Queer TV

Killing Eve Is The Most Exciting Show of 2018

Every woman alive knows what it’s like to be obsessed with another woman. Conjure her in your mind. You can see her. She is impeccably dressed. Maybe you hate her. Maybe you idolize her. Maybe she’s your best friend. You might want her, but even if you’re as straight as a ruler you still know what it’s like. You love your boyfriend, but you’re obsessed with her.

Killing Eve is a show about this type of obsession, which for most of the world’s history has operated like a hidden current, moving the world along yet invisible to the people writing the histories. But by shining a light on this potent, mysterious force, Killing Eve has become the most startlingly original show of 2018.

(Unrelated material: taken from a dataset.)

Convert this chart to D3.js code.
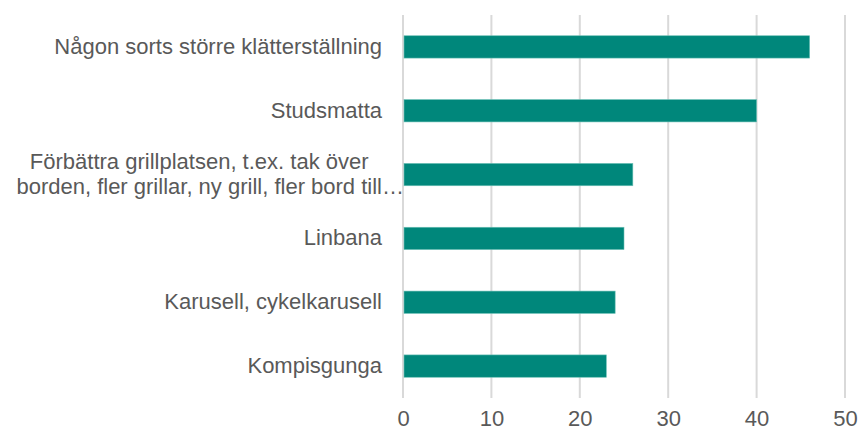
<!DOCTYPE html>
<html>
<head>
<meta charset="utf-8">
<script src="https://cdn.jsdelivr.net/npm/d3@7"></script>
<style>
  html, body { margin: 0; padding: 0; background: #fff; }
  svg { display: block; font-family: "Liberation Sans", Arial, sans-serif; }
</style>
</head>
<body>
<div id="chart"></div>
<script>
// data
const categories = [
  "Någon sorts större klätterställning",
  "Studsmatta",
  "Förbättra grillplatsen, t.ex. tak över borden, fler grillar, ny grill, fler bord till…",
  "Linbana",
  "Karusell, cykelkarusell",
  "Kompisgunga"
];
const labelLines = [
  ["Någon sorts större klätterställning"],
  ["Studsmatta"],
  ["Förbättra grillplatsen, t.ex. tak över", "borden, fler grillar, ny grill, fler bord till…"],
  ["Linbana"],
  ["Karusell, cykelkarusell"],
  ["Kompisgunga"]
];
const values = [46, 40, 26, 25, 24, 23];
const xTicks = [0, 10, 20, 30, 40, 50];

const width = 867, height = 432;
const margin = {top: 15, right: 22, bottom: 34, left: 403};
const fontSize = 22;

const svg = d3.select("#chart").append("svg")
    .attr("width", width)
    .attr("height", height);

const x = d3.scaleLinear()
    .domain([0, 50])
    .range([margin.left, width - margin.right]);

const y = d3.scaleBand()
    .domain(categories)
    .range([margin.top, height - margin.bottom])
    .paddingInner(0.65)
    .paddingOuter(0.325);

// gridlines
svg.append("g")
    .selectAll("line")
    .data(xTicks)
    .join("line")
    .attr("x1", d => x(d))
    .attr("x2", d => x(d))
    .attr("y1", margin.top)
    .attr("y2", height - margin.bottom)
    .style("stroke", "#d9d9d9")
    .style("stroke-width", 2);

// bars
svg.append("g")
    .selectAll("rect")
    .data(values)
    .join("rect")
    .attr("x", x(0) + 1)
    .attr("y", (d, i) => y(categories[i]))
    .attr("width", d => x(d) - x(0) - 1)
    .attr("height", y.bandwidth())
    .style("fill", "#00877b")
    .style("stroke", "#6cc0b6")
    .style("stroke-width", 0.6);

// x axis labels
const xAxis = d3.axisBottom(x).tickValues(xTicks).tickSize(0).tickPadding(0);
const gx = svg.append("g")
    .attr("transform", `translate(0,${height - margin.bottom})`)
    .call(xAxis);
gx.select(".domain").remove();
gx.selectAll("text")
    .attr("dy", null)
    .attr("y", 28)
    .style("font-family", "'Liberation Sans', Arial, sans-serif")
    .style("font-size", fontSize + "px")
    .style("fill", "#595959");

// category labels
const labelRight = x(0) - 21;
const lineH = 24.5;
const lg = svg.append("g");
labelLines.forEach((lines, i) => {
  const cy = y(categories[i]) + y.bandwidth() / 2;
  if (lines.length === 1) {
    lg.append("text")
      .style("font-size", fontSize + "px")
      .style("fill", "#595959")
      .attr("x", labelRight).attr("y", cy + 7)
      .attr("text-anchor", "end")
      .text(lines[0]);
  } else {
    // wrapped label: centred lines, last one ends in an ellipsis past the edge
    const probe = svg.append("text").style("font-size", fontSize + "px")
        .text(lines[lines.length - 1].replace("…", ""));
    const w = probe.node().getComputedTextLength();
    probe.remove();
    const cx = labelRight - w / 2;
    lines.forEach((ln, j) => {
      const off = (j - (lines.length - 1) / 2) * lineH;
      const tt = lg.append("text")
          .style("font-size", fontSize + "px")
          .style("fill", "#595959")
          .attr("y", cy + 7 + off);
      if (j === lines.length - 1) {
        tt.attr("x", labelRight - w).attr("text-anchor", "start").text(ln);
      } else {
        tt.attr("x", cx).attr("text-anchor", "middle").text(ln);
      }
    });
  }
});
</script>
</body>
</html>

Let us begin with our women. The first goes only by the name Villanelle (which is a play on “lady villain” and a type of fancy, complicated poem). Within thirty seconds of meeting her, she does something so outrageously, needlessly cruel that you know you will never be able to forgive her, but she does it with such pleasure that you also know that you will never look away. Villanelle (the hypnotic Jodie Comer) is an immensely talented contract killer with a total lack of empathy but a beguiling passion for life. She loves the finer things: silk duvets, the viscera of a fresh tomato, and sex with male and female partners.

Over the first three episodes, the show makes very clear that Villanelle is not some wounded, ultimately sympathetic heroine being preyed upon by powerful men who force her to kill. Well, she’s actually all those things, but she is also a sociopath who likes seeing the light go out of her victims’ eyes and has a total lack of interest in why she is ordered to kill these specific individuals. Despite this, it’s a challenge to hold her behavior against her, because she is so clearly acting according to her nature. She’s the answer to the question “what would your housecat do if it were the size of a leopard?” It would rub against you and purr, and then it would kill you and take a nap in the sunshine next to your cooling corpse.


In the opposite corner is Eve Polastri, brought to life by the magnificent Sandra Oh.

Eve is a British-American spy whose talents are being wasted at a dead-end desk job, until she crosses paths with Villanelle. Part of the show’s brilliance derives from combining familiar elements–procedurals, workplace comedies, and a dose of the messy empathy of Grey’s Anatomy’s central relationship–but in unexpected ways, and nowhere do the disparate elements come together more effectively than in Sandra Oh’s performance. Her Eve is a messy, lovable, one-too-many-drinks woman, at least to her coworkers and husband. She also keeps much of her personality submerged: both her cleverness, and a barely-controlled attraction to the dark side. If her relationship with Villanelle is a game of cat and mouse, the mouse is playing too.

Their first meeting takes place in a women’s bathroom, each not yet knowing who the other is, and they have the kind of small, fraught interaction that women share in private all the time and remember forever.

That’s the only time they’ve met face to face so far, but as Eve’s investigation heats up, they become more and more fixated on one another. Eve wants to catch her, but more than that, she wants to know her, to reach out and touch her darkness. And Villanelle, for her part, finds an American tourist, insists on calling her “Eve,” and has sex with her for multiple days. So there that is, in case you were worried it was all going to be subtext.

It’s still early in the season, but the show has already made it clear that it plans to confront the truths of female obsession, which is that is dwells in a twilight between platonic, sexual, and romantic feeling, with one or the other rearing its head when you least expect it. And aside from the central dynamic, the show also features sumptuous cinematography, strong supporting performances (especially from the stupendously versatile Fiona Shaw), and a soundtrack like bloodsoaked cotton candy.

I honestly don’t know what to expect from Killing Eve, though I certainly don’t see these two women building a tiny house and raising goats any time soon. But I am more than happy to set myself adrift on this current and see where it takes me.

Killing Eve airs Sundays on BBC America.